Nestes termos, afasta-se a pretensão do Ministério Público com suposto fundamento em tal requisito, pois a ação foi proposta a partir do Inquérito Civil no âmbito do qual foram produzidos relatórios técnicos elaborados pelo Centro de Apoio Operacional do Ministério Público, nos quais o Ministério Público critica o uso da modelagem matemática.
Soma-se a isso o fato de que o Ministério Público apresentou quesitos e nomeou assistentes técnicos, integrantes do quadro de assessores nacionais de perícia do Ministério Público Federal, por ocasião da determinação de antecipação da prova pericial, conforme acordado na audiência.
Portanto, o Ministério Público não carece de capacidade técnica para produzir as provas que lhe cabem, não se verificando a incidência da hipótese prevista no art. 373, §1º do CPC.
Em segundo lugar, a distribuição dinâmica do ônus de prova teria fundamento, segundo o Ministério Público, no art. 6º, VIII, do CDC, que admite sua aplicação ante a verificação de verossimilhança da alegação ou hipossuficiência do consumidor em relação à parte contrária na lide.

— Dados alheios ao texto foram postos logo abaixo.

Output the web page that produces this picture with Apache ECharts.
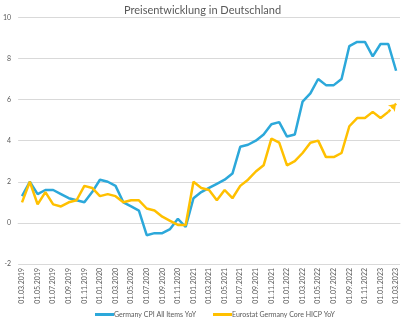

Não se tratando o Ministério Público de um consumidor hipossuficiente, cumpre verificar a suposta verossimilhança de suas alegações. Vejamos.
O Ministério Público, com fundamento na opinião de técnicos de seu centro de apoio, alegou que a mortandade de fauna seria consequência de hipotética inadequação do método de modelagem matemática de supressão vegetal adotado no processo de licenciamento.
O órgão ambiental estadual licenciador, por sua vez, encaminhou ao Ministério Público o Ofício, no qual informou que o evento ocorrido já estava controlado, sendo que a mortandade de fauna registrada cessou, sendo verificadas outras poucas ocorrências de morte de fauna.